* _WHAT TO PRODUCE_: Pictures within the data are to be left out; everything else must be reproduced exactly.

* _INFORMATION SUPPLIED_:
"""

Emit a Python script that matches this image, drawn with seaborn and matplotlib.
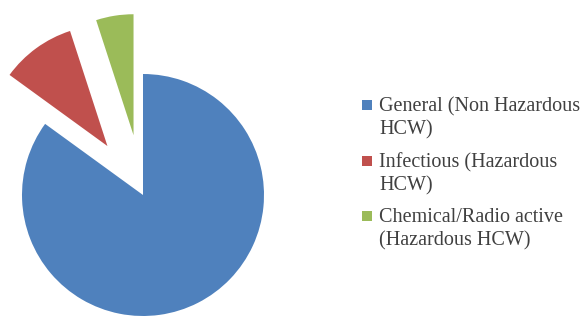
import matplotlib
matplotlib.use("Agg")
import matplotlib.pyplot as plt
from matplotlib.patches import Rectangle
from matplotlib.legend_handler import HandlerPatch
import seaborn as sns

categories = ["General (Non Hazardous\nHCW)", "Infectious (Hazardous\nHCW)", "Chemical/Radio active\n(Hazardous HCW)"]
values = [85, 10, 5]
colors = ["#4F81BD", "#C0504D", "#9BBB59"]
explode = [0.0, 0.5, 0.5]

sns.set_theme(style="white")
plt.rcParams['font.family'] = ['Liberation Serif', 'DejaVu Serif']

W, H = 584, 316
fig = plt.figure(figsize=(W / 100, H / 100), dpi=100)
ax = fig.add_axes([0, 0, 1, 1])

R = 121.0
cx, cy = 143.0, H - 195.0
wedges, _ = ax.pie(values, colors=colors, explode=explode, startangle=90,
                   counterclock=False, radius=1.0, center=(0, 0),
                   wedgeprops=dict(linewidth=0))
ax.set_xlim((0 - cx) / R, (W - cx) / R)
ax.set_ylim((0 - cy) / R, (H - cy) / R)
ax.set_aspect('auto')
ax.axis('off')

FS = 14.5


def top_square(legend, orig_handle, xdescent, ydescent, width, height, fontsize):
    s = 0.5 * fontsize
    return Rectangle((-xdescent, -ydescent + height - s + 0.6 * fontsize), s, s)


leg = ax.legend(wedges, categories, loc='upper left',
                bbox_to_anchor=(362 / W, 1 - 97 / H), bbox_transform=fig.transFigure,
                frameon=False, fontsize=FS, handlelength=0.55, handleheight=0.55,
                handletextpad=0.3, labelspacing=0.65, borderpad=0, borderaxespad=0,
                handler_map={w: HandlerPatch(patch_func=top_square) for w in wedges})
for t in leg.get_texts():
    t.set_color("#404040")
    t.set_linespacing(1.28)

fig.savefig("out.png", dpi=100, facecolor="white")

"""

* _EXERCISE OUTPUT_:
Emit a Python script that matches this image, drawn with seaborn and matplotlib.
import matplotlib
matplotlib.use("Agg")
import matplotlib.pyplot as plt
from matplotlib.patches import Rectangle
from matplotlib.legend_handler import HandlerPatch
import seaborn as sns

categories = ["General (Non Hazardous\nHCW)", "Infectious (Hazardous\nHCW)", "Chemical/Radio active\n(Hazardous HCW)"]
values = [85, 10, 5]
colors = ["#4F81BD", "#C0504D", "#9BBB59"]
explode = [0.0, 0.5, 0.5]

sns.set_theme(style="white")
plt.rcParams['font.family'] = ['Liberation Serif', 'DejaVu Serif']

W, H = 584, 316
fig = plt.figure(figsize=(W / 100, H / 100), dpi=100)
ax = fig.add_axes([0, 0, 1, 1])

R = 121.0
cx, cy = 143.0, H - 195.0
wedges, _ = ax.pie(values, colors=colors, explode=explode, startangle=90,
                   counterclock=False, radius=1.0, center=(0, 0),
                   wedgeprops=dict(linewidth=0))
ax.set_xlim((0 - cx) / R, (W - cx) / R)
ax.set_ylim((0 - cy) / R, (H - cy) / R)
ax.set_aspect('auto')
ax.axis('off')

FS = 14.5


def top_square(legend, orig_handle, xdescent, ydescent, width, height, fontsize):
    s = 0.5 * fontsize
    return Rectangle((-xdescent, -ydescent + height - s + 0.6 * fontsize), s, s)


leg = ax.legend(wedges, categories, loc='upper left',
                bbox_to_anchor=(362 / W, 1 - 97 / H), bbox_transform=fig.transFigure,
                frameon=False, fontsize=FS, handlelength=0.55, handleheight=0.55,
                handletextpad=0.3, labelspacing=0.65, borderpad=0, borderaxespad=0,
                handler_map={w: HandlerPatch(patch_func=top_square) for w in wedges})
for t in leg.get_texts():
    t.set_color("#404040")
    t.set_linespacing(1.28)

fig.savefig("out.png", dpi=100, facecolor="white")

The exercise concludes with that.